Взглянув на свои ладони, обнаружил, что кожа моя сделалась бледной до прозрачности. Казалось, я ослаб после долгой тяжкой болезни, и больше мне уже не выздороветь. Вероятно, это происходило потому, что я выплеснул слишком много энергии.
В трамвае Федор уселся возле окна и, устроившись поудобнее, заткнул уши наушниками, отгораживаясь от внешнего мира. Лицо его было серьезным, озабоченным, но при этом растерянным. Он испытывал беспокойство, его не отпускало сознание того, что он делает что-то не то, совершает ошибку, но точка невозврата была пройдена. Как лыжник, что несется с горы, он развил хорошую скорость и не мог затормозить, остановиться, пока не окажется внизу. Ни от него, ни от меня ничего уже не зависело.

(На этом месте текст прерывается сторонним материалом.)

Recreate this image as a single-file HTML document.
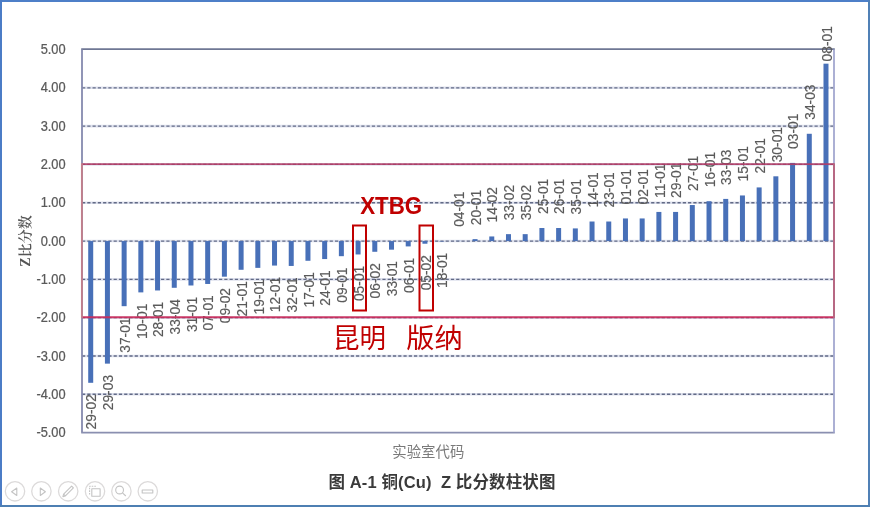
<!DOCTYPE html>
<html><head><meta charset="utf-8"><title>Z比分数柱状图</title>
<style>
html,body{margin:0;padding:0;background:#fff;}
body{width:870px;height:507px;overflow:hidden;}
svg{display:block;will-change:transform;}
text{font-family:"Liberation Sans","Noto Sans CJK SC",sans-serif;}
</style></head><body>
<svg width="870" height="507" viewBox="0 0 870 507">
<rect x="0" y="0" width="870" height="507" fill="#ffffff"/>

<g stroke="#dfe2ee" stroke-width="2.6" fill="none">
<line x1="82.0" y1="394.29" x2="834.0" y2="394.29"/>
<line x1="82.0" y1="355.98" x2="834.0" y2="355.98"/>
<line x1="82.0" y1="317.67" x2="834.0" y2="317.67"/>
<line x1="82.0" y1="279.36" x2="834.0" y2="279.36"/>
<line x1="82.0" y1="241.05" x2="834.0" y2="241.05"/>
<line x1="82.0" y1="202.74" x2="834.0" y2="202.74"/>
<line x1="82.0" y1="164.43" x2="834.0" y2="164.43"/>
<line x1="82.0" y1="126.12" x2="834.0" y2="126.12"/>
<line x1="82.0" y1="87.81" x2="834.0" y2="87.81"/>
</g>
<g stroke="#626a86" stroke-width="1.35" stroke-dasharray="3.2 2.07" fill="none">
<line x1="82.0" y1="394.29" x2="834.0" y2="394.29"/>
<line x1="82.0" y1="355.98" x2="834.0" y2="355.98"/>
<line x1="82.0" y1="317.67" x2="834.0" y2="317.67"/>
<line x1="82.0" y1="279.36" x2="834.0" y2="279.36"/>
<line x1="82.0" y1="241.05" x2="834.0" y2="241.05"/>
<line x1="82.0" y1="202.74" x2="834.0" y2="202.74"/>
<line x1="82.0" y1="164.43" x2="834.0" y2="164.43"/>
<line x1="82.0" y1="126.12" x2="834.0" y2="126.12"/>
<line x1="82.0" y1="87.81" x2="834.0" y2="87.81"/>
</g>
<line x1="81.2" y1="49.2" x2="834.8" y2="49.2" stroke="#6f7794" stroke-width="1.8"/>
<line x1="82.0" y1="49.5" x2="82.0" y2="432.6" stroke="#858aae" stroke-width="1.8"/>
<line x1="81.2" y1="432.6" x2="834.8" y2="432.6" stroke="#8a8fb0" stroke-width="1.8"/>
<line x1="834.0" y1="49.5" x2="834.0" y2="432.6" stroke="#a3a8d0" stroke-width="1.8"/>
<g fill="#4870b8">
<rect x="88.21" y="241.05" width="5.0" height="141.75"/>
<rect x="104.92" y="241.05" width="5.0" height="122.59"/>
<rect x="121.63" y="241.05" width="5.0" height="65.13"/>
<rect x="138.34" y="241.05" width="5.0" height="51.34"/>
<rect x="155.05" y="241.05" width="5.0" height="49.42"/>
<rect x="171.76" y="241.05" width="5.0" height="46.74"/>
<rect x="188.47" y="241.05" width="5.0" height="44.44"/>
<rect x="205.18" y="241.05" width="5.0" height="42.91"/>
<rect x="221.89" y="241.05" width="5.0" height="35.63"/>
<rect x="238.61" y="241.05" width="5.0" height="28.73"/>
<rect x="255.32" y="241.05" width="5.0" height="26.82"/>
<rect x="272.03" y="241.05" width="5.0" height="24.52"/>
<rect x="288.74" y="241.05" width="5.0" height="24.90"/>
<rect x="305.45" y="241.05" width="5.0" height="19.73"/>
<rect x="322.16" y="241.05" width="5.0" height="18.01"/>
<rect x="338.87" y="241.05" width="5.0" height="15.13"/>
<rect x="355.58" y="241.05" width="5.0" height="13.41"/>
<rect x="372.29" y="241.05" width="5.0" height="10.73"/>
<rect x="389.01" y="241.05" width="5.0" height="8.62"/>
<rect x="405.72" y="241.05" width="5.0" height="5.36"/>
<rect x="422.43" y="241.05" width="5.0" height="2.68"/>
<rect x="439.14" y="241.05" width="5.0" height="0.38"/>
<rect x="455.85" y="240.86" width="5.0" height="0.19"/>
<rect x="472.56" y="239.13" width="5.0" height="1.92"/>
<rect x="489.27" y="236.45" width="5.0" height="4.60"/>
<rect x="505.98" y="234.15" width="5.0" height="6.90"/>
<rect x="522.69" y="234.15" width="5.0" height="6.90"/>
<rect x="539.41" y="228.02" width="5.0" height="13.03"/>
<rect x="556.12" y="228.02" width="5.0" height="13.03"/>
<rect x="572.83" y="228.41" width="5.0" height="12.64"/>
<rect x="589.54" y="221.51" width="5.0" height="19.54"/>
<rect x="606.25" y="221.51" width="5.0" height="19.54"/>
<rect x="622.96" y="218.45" width="5.0" height="22.60"/>
<rect x="639.67" y="218.45" width="5.0" height="22.60"/>
<rect x="656.38" y="211.93" width="5.0" height="29.12"/>
<rect x="673.09" y="211.93" width="5.0" height="29.12"/>
<rect x="689.81" y="205.04" width="5.0" height="36.01"/>
<rect x="706.52" y="201.21" width="5.0" height="39.84"/>
<rect x="723.23" y="198.91" width="5.0" height="42.14"/>
<rect x="739.94" y="195.46" width="5.0" height="45.59"/>
<rect x="756.65" y="187.42" width="5.0" height="53.63"/>
<rect x="773.36" y="176.31" width="5.0" height="64.74"/>
<rect x="790.07" y="162.90" width="5.0" height="78.15"/>
<rect x="806.78" y="133.78" width="5.0" height="107.27"/>
<rect x="823.49" y="63.67" width="5.0" height="177.38"/>
</g>
<g fill="#5a5a5a" stroke="#5a5a5a" stroke-width="0.25" font-size="13.8" text-anchor="end">
<text transform="translate(65.6,54.10) scale(0.93,1)">5.00</text>
<text transform="translate(65.6,92.41) scale(0.93,1)">4.00</text>
<text transform="translate(65.6,130.72) scale(0.93,1)">3.00</text>
<text transform="translate(65.6,169.03) scale(0.93,1)">2.00</text>
<text transform="translate(65.6,207.34) scale(0.93,1)">1.00</text>
<text transform="translate(65.6,245.65) scale(0.93,1)">0.00</text>
<text transform="translate(65.6,283.96) scale(0.93,1)">-1.00</text>
<text transform="translate(65.6,322.27) scale(0.93,1)">-2.00</text>
<text transform="translate(65.6,360.58) scale(0.93,1)">-3.00</text>
<text transform="translate(65.6,398.89) scale(0.93,1)">-4.00</text>
<text transform="translate(65.6,437.20) scale(0.93,1)">-5.00</text>
</g>
<g fill="#5a5a5a" stroke="#5a5a5a" stroke-width="0.15" font-size="13.8">
<text transform="translate(96.41,394.10) rotate(-90)" text-anchor="end">29-02</text>
<text transform="translate(113.12,374.94) rotate(-90)" text-anchor="end">29-03</text>
<text transform="translate(129.83,317.48) rotate(-90)" text-anchor="end">37-01</text>
<text transform="translate(146.54,303.69) rotate(-90)" text-anchor="end">10-01</text>
<text transform="translate(163.25,301.77) rotate(-90)" text-anchor="end">28-01</text>
<text transform="translate(179.96,299.09) rotate(-90)" text-anchor="end">33-04</text>
<text transform="translate(196.67,296.79) rotate(-90)" text-anchor="end">31-01</text>
<text transform="translate(213.38,295.26) rotate(-90)" text-anchor="end">07-01</text>
<text transform="translate(230.09,287.98) rotate(-90)" text-anchor="end">09-02</text>
<text transform="translate(246.81,281.08) rotate(-90)" text-anchor="end">21-01</text>
<text transform="translate(263.52,279.17) rotate(-90)" text-anchor="end">19-01</text>
<text transform="translate(280.23,276.87) rotate(-90)" text-anchor="end">12-01</text>
<text transform="translate(296.94,277.25) rotate(-90)" text-anchor="end">32-01</text>
<text transform="translate(313.65,272.08) rotate(-90)" text-anchor="end">17-01</text>
<text transform="translate(330.36,270.36) rotate(-90)" text-anchor="end">24-01</text>
<text transform="translate(347.07,267.48) rotate(-90)" text-anchor="end">09-01</text>
<text transform="translate(363.78,265.76) rotate(-90)" text-anchor="end">05-01</text>
<text transform="translate(380.49,263.08) rotate(-90)" text-anchor="end">06-02</text>
<text transform="translate(397.21,260.97) rotate(-90)" text-anchor="end">33-01</text>
<text transform="translate(413.92,257.71) rotate(-90)" text-anchor="end">06-01</text>
<text transform="translate(430.63,255.03) rotate(-90)" text-anchor="end">05-02</text>
<text transform="translate(447.34,252.73) rotate(-90)" text-anchor="end">18-01</text>
<text transform="translate(464.05,226.86) rotate(-90)">04-01</text>
<text transform="translate(480.76,225.13) rotate(-90)">20-01</text>
<text transform="translate(497.47,222.45) rotate(-90)">14-02</text>
<text transform="translate(514.18,220.15) rotate(-90)">33-02</text>
<text transform="translate(530.89,220.15) rotate(-90)">35-02</text>
<text transform="translate(547.61,214.02) rotate(-90)">25-01</text>
<text transform="translate(564.32,214.02) rotate(-90)">26-01</text>
<text transform="translate(581.03,214.41) rotate(-90)">35-01</text>
<text transform="translate(597.74,207.51) rotate(-90)">14-01</text>
<text transform="translate(614.45,207.51) rotate(-90)">23-01</text>
<text transform="translate(631.16,204.45) rotate(-90)">01-01</text>
<text transform="translate(647.87,204.45) rotate(-90)">02-01</text>
<text transform="translate(664.58,197.93) rotate(-90)">11-01</text>
<text transform="translate(681.29,197.93) rotate(-90)">29-01</text>
<text transform="translate(698.01,191.04) rotate(-90)">27-01</text>
<text transform="translate(714.72,187.21) rotate(-90)">16-01</text>
<text transform="translate(731.43,184.91) rotate(-90)">33-03</text>
<text transform="translate(748.14,181.46) rotate(-90)">15-01</text>
<text transform="translate(764.85,173.42) rotate(-90)">22-01</text>
<text transform="translate(781.56,162.31) rotate(-90)">30-01</text>
<text transform="translate(798.27,148.90) rotate(-90)">03-01</text>
<text transform="translate(814.98,119.78) rotate(-90)">34-03</text>
<text transform="translate(831.69,61.40) rotate(-90)">08-01</text>
</g>
<line x1="82" y1="164.1" x2="834" y2="164.1" stroke="#b43a64" stroke-opacity="0.88" stroke-width="1.9"/>
<line x1="82" y1="317.2" x2="834" y2="317.2" stroke="#cc2a5a" stroke-opacity="0.9" stroke-width="2"/>
<line x1="81.9" y1="163.2" x2="81.9" y2="318.2" stroke="#c27f8c" stroke-width="1.9"/>
<line x1="834" y1="163.2" x2="834" y2="318.2" stroke="#b8657f" stroke-width="1.9"/>
<g fill="none" stroke="#c00000" stroke-width="2">
<rect x="353" y="225.5" width="13" height="85"/>
<rect x="419.5" y="225.5" width="13.5" height="85"/>
</g>
<text x="360.2" y="213.9" fill="#c00000" font-size="23" font-weight="bold" textLength="62" lengthAdjust="spacingAndGlyphs">XTBG</text>
<text x="333" y="348" fill="#c00000" font-size="27" textLength="53" lengthAdjust="spacingAndGlyphs">昆明</text>
<text x="406.3" y="348" fill="#c00000" font-size="27" textLength="56.5" lengthAdjust="spacingAndGlyphs">版纳</text>
<text transform="translate(29.8,241) rotate(-90)" fill="#555555" font-size="14" text-anchor="middle" style="font-family:'Liberation Serif','Noto Serif CJK SC',serif;font-weight:600">Z比分数</text>
<text x="428.3" y="456.6" fill="#7a7a7a" font-size="14.4" text-anchor="middle">实验室代码</text>
<text x="442" y="487.7" fill="#3a3a3a" font-size="16.5" font-weight="bold" text-anchor="middle" letter-spacing="0.12" xml:space="preserve">图 A-1 铜(Cu)  Z 比分数柱状图</text>
<g fill="none" stroke="#dcdada" stroke-width="1.3">
<circle cx="15.0" cy="491.3" r="9.7"/>
<circle cx="41.4" cy="491.3" r="9.7"/>
<circle cx="68.2" cy="491.3" r="9.7"/>
<circle cx="95.0" cy="491.3" r="9.7"/>
<circle cx="121.4" cy="491.3" r="9.7"/>
<circle cx="147.8" cy="491.3" r="9.7"/>
</g>
<g fill="none" stroke="#c4c4c4" stroke-width="1.1" stroke-linejoin="round">
<path d="M16.8 488 L11.6 491.7 L16.8 495.5 Z"/>
<path d="M40.3 488 L45.4 491.7 L40.3 495.5 Z"/>
<path d="M62.9 496.7 L63.6 494.1 L71.6 486.1 L73.4 487.9 L65.4 495.9 Z M63.6 494.1 L65.4 495.9"/>
<rect x="91.8" y="488.7" width="8.3" height="7.6"/>
<path d="M89.6 494.5 V486.2 H96.5" stroke-dasharray="1.6 1"/>
<circle cx="119.6" cy="490" r="3.9"/><path d="M122.5 492.9 L125.8 496"/>
<rect x="142.2" y="490" width="10.6" height="3"/>
</g>
<rect x="0" y="0" width="870" height="2" fill="#4d7fc8"/>
<rect x="0" y="0" width="2" height="507" fill="#4b7cc6"/>
<rect x="868" y="0" width="2" height="507" fill="#5080b6"/>
<rect x="0" y="505" width="870" height="2" fill="#4e7fb2"/>
</svg>
</body></html>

Я плюхнулся на свободное сиденье неподалеку от него. Без толку пытаться как-то воздействовать на Федора. Может статься, на вокзале мне придет в голову удачная мысль, поэтому пока лучше отдохнуть, набраться сил.
«Хоть бы поломка, что ли… Или ток на линии отключили, чтобы трамвай остановился, не мог ехать дальше, – тоскливо думал я. – Что угодно, лишь бы Федор опоздал».
Только я знал как дважды два: ничего не случится.
Потому что мне суждено войти в тот поезд.